Qualche giorno fa mi sono trovato a mangiare un tiramisù al cocco in un posto che frequento di rado. Il giorno successivo degli uccellini mi hanno riferito che una cameriera aveva chiesto delle informazioni su di me; se la Cortina di Ferro non fosse calata da oltre vent’anni io avrei pensato subito ad una manovra dei sovietici.

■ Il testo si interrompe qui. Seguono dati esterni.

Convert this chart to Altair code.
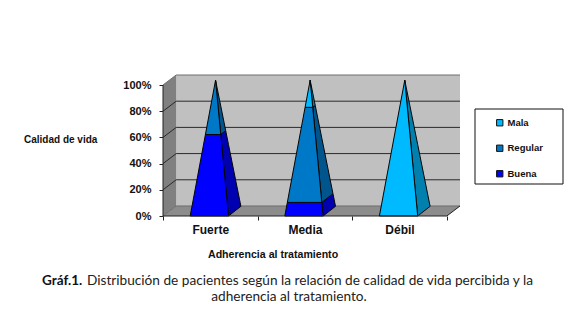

Ammetto che per un momento il mio narcisismo è stato gratificato, ma la festa è stata davvero breve. Mi è bastato poco per inquadrare colei che si era interessata a me e ho impiegato ancor meno nanosecondi a capire che non avrei mai cavalcato il suo entusiasmo. Credo che molti altri al mio posto avrebbero approfittato dell’occasione per svuotarsi le palle nel corpo della ragazza suddetta ma, come ripetuto fino allo sfinimento, se quello fosse il mio scopo mi recherei a troie. Questa signorina ha degli occhi graziosi, non è snella né grassa, però è una fumatrice e mi sono ripromesso di non dare il mio primo bacio al retrogusto del tabacco: puah!

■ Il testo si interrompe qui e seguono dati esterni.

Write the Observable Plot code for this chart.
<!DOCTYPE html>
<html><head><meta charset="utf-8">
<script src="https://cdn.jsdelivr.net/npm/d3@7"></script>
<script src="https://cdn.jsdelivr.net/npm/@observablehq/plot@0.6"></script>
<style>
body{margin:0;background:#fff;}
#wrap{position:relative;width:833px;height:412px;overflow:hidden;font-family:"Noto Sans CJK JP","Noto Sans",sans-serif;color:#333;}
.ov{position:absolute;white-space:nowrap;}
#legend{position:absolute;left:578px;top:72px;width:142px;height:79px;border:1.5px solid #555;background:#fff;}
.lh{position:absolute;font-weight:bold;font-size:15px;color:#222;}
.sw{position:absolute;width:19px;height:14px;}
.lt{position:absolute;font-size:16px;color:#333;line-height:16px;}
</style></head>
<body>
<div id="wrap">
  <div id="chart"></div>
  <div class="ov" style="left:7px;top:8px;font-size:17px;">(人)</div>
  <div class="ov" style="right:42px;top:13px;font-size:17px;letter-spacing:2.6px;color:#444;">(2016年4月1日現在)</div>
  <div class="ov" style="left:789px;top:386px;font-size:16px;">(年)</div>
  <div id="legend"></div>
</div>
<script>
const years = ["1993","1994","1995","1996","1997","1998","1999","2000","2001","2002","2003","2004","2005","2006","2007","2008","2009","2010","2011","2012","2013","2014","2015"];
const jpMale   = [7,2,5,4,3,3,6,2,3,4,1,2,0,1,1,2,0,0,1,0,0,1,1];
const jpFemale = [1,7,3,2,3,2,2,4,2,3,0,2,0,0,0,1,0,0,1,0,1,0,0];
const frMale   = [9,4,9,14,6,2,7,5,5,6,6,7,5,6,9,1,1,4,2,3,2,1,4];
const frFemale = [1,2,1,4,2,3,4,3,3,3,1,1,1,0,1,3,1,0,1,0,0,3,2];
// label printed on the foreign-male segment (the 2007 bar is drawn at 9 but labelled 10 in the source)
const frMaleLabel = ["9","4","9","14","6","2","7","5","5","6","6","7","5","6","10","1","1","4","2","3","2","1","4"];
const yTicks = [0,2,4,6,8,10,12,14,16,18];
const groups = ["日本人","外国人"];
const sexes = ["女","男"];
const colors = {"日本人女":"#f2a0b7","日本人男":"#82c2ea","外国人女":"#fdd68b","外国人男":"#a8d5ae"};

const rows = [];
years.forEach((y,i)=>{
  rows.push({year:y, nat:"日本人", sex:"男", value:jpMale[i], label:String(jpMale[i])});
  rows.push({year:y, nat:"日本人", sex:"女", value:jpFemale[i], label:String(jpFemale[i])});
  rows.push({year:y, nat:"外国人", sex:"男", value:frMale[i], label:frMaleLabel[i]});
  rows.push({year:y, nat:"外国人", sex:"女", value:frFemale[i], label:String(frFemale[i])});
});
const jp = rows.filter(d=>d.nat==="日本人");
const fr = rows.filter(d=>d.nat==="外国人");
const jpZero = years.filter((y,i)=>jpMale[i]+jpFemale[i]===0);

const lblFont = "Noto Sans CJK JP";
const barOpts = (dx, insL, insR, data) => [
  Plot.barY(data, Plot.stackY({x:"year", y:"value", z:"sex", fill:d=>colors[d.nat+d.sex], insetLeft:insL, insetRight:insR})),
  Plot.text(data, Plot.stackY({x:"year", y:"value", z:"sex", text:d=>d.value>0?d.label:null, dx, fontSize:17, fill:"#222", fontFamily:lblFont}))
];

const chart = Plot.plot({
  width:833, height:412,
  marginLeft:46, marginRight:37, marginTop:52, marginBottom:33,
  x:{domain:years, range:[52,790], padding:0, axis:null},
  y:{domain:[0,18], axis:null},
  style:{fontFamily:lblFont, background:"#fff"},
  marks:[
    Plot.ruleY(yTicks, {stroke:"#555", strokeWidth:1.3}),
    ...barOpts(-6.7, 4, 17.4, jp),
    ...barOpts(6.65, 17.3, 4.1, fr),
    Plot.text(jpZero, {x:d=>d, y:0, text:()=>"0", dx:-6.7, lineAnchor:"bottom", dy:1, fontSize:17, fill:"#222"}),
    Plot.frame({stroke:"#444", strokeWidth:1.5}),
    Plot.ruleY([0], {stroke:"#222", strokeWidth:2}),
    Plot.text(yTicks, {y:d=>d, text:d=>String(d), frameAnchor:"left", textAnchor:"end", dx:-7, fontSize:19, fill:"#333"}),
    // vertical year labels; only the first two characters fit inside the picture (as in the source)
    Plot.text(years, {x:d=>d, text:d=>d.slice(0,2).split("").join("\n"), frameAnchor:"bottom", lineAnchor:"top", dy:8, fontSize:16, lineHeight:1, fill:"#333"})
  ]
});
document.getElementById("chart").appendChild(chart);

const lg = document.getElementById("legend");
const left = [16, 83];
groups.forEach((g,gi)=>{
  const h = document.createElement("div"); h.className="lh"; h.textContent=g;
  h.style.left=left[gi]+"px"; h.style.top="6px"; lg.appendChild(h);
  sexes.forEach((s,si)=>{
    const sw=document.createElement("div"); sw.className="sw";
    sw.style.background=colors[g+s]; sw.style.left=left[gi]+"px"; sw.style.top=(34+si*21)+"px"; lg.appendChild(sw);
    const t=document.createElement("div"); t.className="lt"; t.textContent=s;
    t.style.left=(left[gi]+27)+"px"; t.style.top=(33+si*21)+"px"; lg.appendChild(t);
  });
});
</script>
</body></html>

In realtà non mi sono sentito minimamente attratto da quella ragazza, perciò non ho provato neanche a capire se i nostri caratteri fossero compatibili: per me la fisicità e la personalità sono sullo stesso piano, proprio come nella Grecia classica.
Se fossi un po’ cattivo potrei pensare che costei mi abbia notato perché sono l’unico che non se l’è ancora sbattuta, tuttavia non m’è dato sapere se ciò corrisponda a verità e di conseguenza mi limito ad ipotizzarlo per non sopravvalutare la mia persona. Non credo ai colpi di fulmine e non mi faccio accecare dalle tempeste ormonali, ma ne attendo qualcuna dal Sole: vai Helios!

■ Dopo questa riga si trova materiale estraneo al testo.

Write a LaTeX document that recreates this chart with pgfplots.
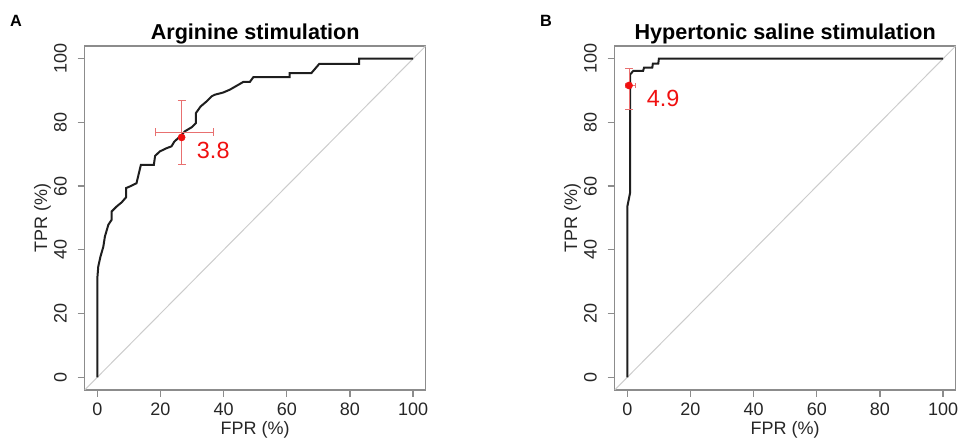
\documentclass[border=0pt]{standalone}
\usepackage{fontspec}
\setmainfont{Liberation Sans}
\usepackage{pgfplots}
\pgfplotsset{compat=1.18}

\definecolor{framegray}{HTML}{8C8C8C}
\definecolor{diaggray}{HTML}{CCCCCC}
\definecolor{errred}{HTML}{E87070}
\definecolor{ptred}{HTML}{F01010}
\definecolor{curve}{HTML}{1E1E1E}

\pgfplotsset{
  rocaxis/.style={
    scale only axis, width=341pt, height=344pt,
    xmin=-4, xmax=104, ymin=-4, ymax=104,
    xtick={0,20,...,100}, ytick={0,20,...,100},
    tick align=outside, major tick length=7pt,
    xtick pos=bottom, ytick pos=left,
    axis line style={framegray, line width=1.4pt},
    tick style={framegray, line width=1.3pt},
    /pgf/number format/assume math mode=true,
    ticklabel style={font=\fontsize{18}{18}\selectfont, text=black!85, inner sep=0pt},
    xticklabel style={anchor=north},
    yticklabel style={rotate=90, anchor=base},
    xticklabel shift=5.7pt, yticklabel shift=11pt,
    every axis x label/.style={at={(axis description cs:0.5,-0.1308)}, anchor=base,
      font=\fontsize{18}{18}\selectfont, text=black!85, inner sep=0pt},
    every axis y label/.style={at={(axis description cs:-0.1105,0.5)}, rotate=90, anchor=base,
      font=\fontsize{18}{18}\selectfont, text=black!85, inner sep=0pt},
    every axis title/.style={at={(axis description cs:0.5,1.0183)}, anchor=base, inner sep=0pt,
      font=\bfseries\fontsize{21.6}{22}\selectfont},
    xlabel={FPR (\%)}, ylabel={TPR (\%)},
  },
  % pgfplots turns the cap mark for y bars by 90 degrees, so both use |
  errstyle/.style 2 args={errred, mark=none,
    error bars/.cd, #1 dir=both, #1 explicit,
    error bar style={draw=errred, line width=1pt},
    error mark=|,
    error mark options={draw=errred, mark size=#2, line width=1pt}},
}

\begin{document}
\begin{tikzpicture}
\path[use as bounding box] (0,0) rectangle (962pt,443pt);

% panel A
\begin{axis}[rocaxis, at={(84.7pt,53pt)}, anchor=south west, title={Arginine stimulation}]
\addplot[diaggray, line width=1pt] coordinates {(-4,-4) (104,104)};
\addplot[curve, line width=2pt] coordinates {
(0,0) (0,31.1) (0.3,34.8) (1,37.9) (1.9,41) (2.4,44.2) (3.5,47.9) (4.5,49.4)
(4.5,52) (6.1,53.6) (7.7,54.9) (9.1,56.5) (9.1,59.4) (10.3,59.9) (12.4,60.9)
(13.8,66.7) (17.9,66.7) (18.3,69.5) (19.8,70.9) (21.9,71.9) (23.5,72.5)
(24.4,74) (26.2,75.6) (27.7,77.2) (29.9,78.5) (31.2,79.8) (31.2,82.9)
(32.7,85) (34.6,86.6) (36.2,88.2) (37.2,88.7) (39.9,89.4) (42,90.3)
(44.1,91.5) (46.2,92.7) (48.3,92.7) (49.4,94.2) (60.9,94.2) (60.9,95.5)
(67.8,95.5) (70.3,98.4) (82.9,98.4) (82.9,100) (100,100)};
\addplot[errstyle={x}{4pt}] coordinates {(26.7,76.9) += (10.2,0) -= (8.2,0)};
\addplot[errstyle={y}{4pt}] coordinates {(26.7,76.8) +- (0,10.1)};
\addplot[ptred, only marks, mark=*, mark size=3.6pt] coordinates {(26.7,75.3)};
\node[ptred, anchor=base west, inner sep=0pt, font=\fontsize{23.4}{24}\selectfont]
  at (axis cs:31.5,68.6) {3.8};
\end{axis}

% panel B
\begin{axis}[rocaxis, at={(614.7pt,53pt)}, anchor=south west, title={Hypertonic saline stimulation}]
\addplot[diaggray, line width=1pt] coordinates {(-4,-4) (104,104)};
\addplot[curve, line width=2pt] coordinates {
(0,0) (0,53.6) (0.85,57.8) (0.85,95.0) (1.9,96.2) (5,96.2) (5.3,97.2)
(7.9,97.2) (8.1,98.5) (9.8,98.5) (10,100) (100,100)};
\addplot[errstyle={x}{2.5pt}] coordinates {(0.54,91.6) += (2.1,0) -= (1.2,0)};
\addplot[errstyle={y}{4pt}] coordinates {(0.54,90.5) +- (0,6.4)};
\addplot[ptred, only marks, mark=*, mark size=3.6pt] coordinates {(0.54,91.6)};
\node[ptred, anchor=base west, inner sep=0pt, font=\fontsize{23.4}{24}\selectfont]
  at (axis cs:6.15,84.9) {4.9};
\end{axis}

\node[anchor=base west, inner sep=0pt, font=\bfseries\fontsize{16.3}{16}\selectfont] at (10pt,416.3pt) {A};
\node[anchor=base west, inner sep=0pt, font=\bfseries\fontsize{16.3}{16}\selectfont] at (540pt,416.3pt) {B};
\end{tikzpicture}
\end{document}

Per me una conoscenza può iniziare da un’affinità platonica o fisica, ma alla fine entrambi i piani devono combaciare ed è forse per questa ragione che alla veneranda età di ventotto anni sono ancora un bigamo vergine: infatti condivido il letto con un cuscino e mi scopo la mano sinistra. Mi piacerebbe conoscere una ragazza adatta a me e condividere con lei il tempo che mi rimane da vivere, ma non ho proprio intenzione di raccattare la prima che, forse complici delusioni e un po’ di genuina leggerezza, vede in me qualcosa che io comunque non vedo in lei.
L’estate è cominciata da un giorno e per me sarà lunga, solitaria, rovente e salmastra, ovvero come tutti gli anni.